| Paper ID | MLR-APPL-IVSMR-2.10 | ||
| Paper Title | HIERARCHICAL DOMAIN-CONSISTENT NETWORK FOR CROSS-DOMAIN OBJECT DETECTION | ||
| Authors | Yuanyuan Liu, Ziyang Liu, Fang Fang, China University of Geosciences, Wuhan, China; Zhanghua Fu, The Chinese University of Hong Kong, China; Zhanlong Chen, China University of Geosciences, Wuhan, China | ||
| Session | MLR-APPL-IVSMR-2: Machine learning for image and video sensing, modeling and representation 2 | ||
| Location | Area D | ||
| Session Time: | Tuesday, 21 September, 15:30 - 17:00 | ||
| Presentation Time: | Tuesday, 21 September, 15:30 - 17:00 | ||
| Presentation | Poster | ||
| Topic | Applications of Machine Learning: Machine learning for image & video sensing, modeling, and representation | ||
| IEEE Xplore Open Preview | Click here to view in IEEE Xplore | ||
| Abstract | Cross-domain object detection is a very challenging task due to multi-level domain shift in an unseen domain.
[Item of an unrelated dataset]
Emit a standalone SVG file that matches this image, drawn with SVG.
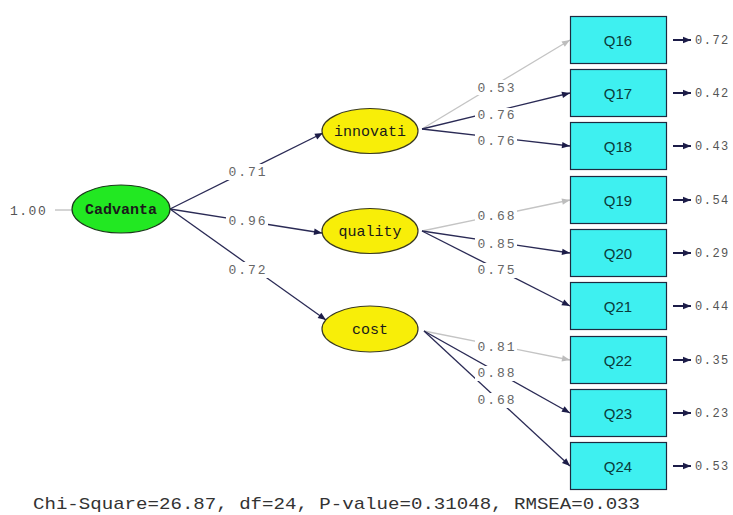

To address the problem, this paper proposes a hierarchical domain-consistent network (HDCN) for cross-domain object detection, which effectively suppresses pixel-level, image-level, as well as instance-level domain shift via jointly aligning three-level features. Firstly, at the pixel-level feature alignment stage, a pixel-level subnet with foreground-aware attention learning and pixel-level adversarial learning is proposed to focus on local foreground transferable information. Then, at the image-level feature alignment stage, global domain-invariant features are learned from the whole image through image-level adversarial learning. Finally, at the instance-level alignment stage, a prototype graph convolution network is conducted to guarantee distribution alignment of instances by minimizing the distance of prototypes with the same category but from different domains. Moreover, to avoid the non-convergence problem during multi-level feature alignment, a domain-consistent loss is proposed to harmonize the adaptation training process. Comprehensive results on various cross-domain detection tasks demonstrate the broad applicability and effectiveness of the proposed approach. | ||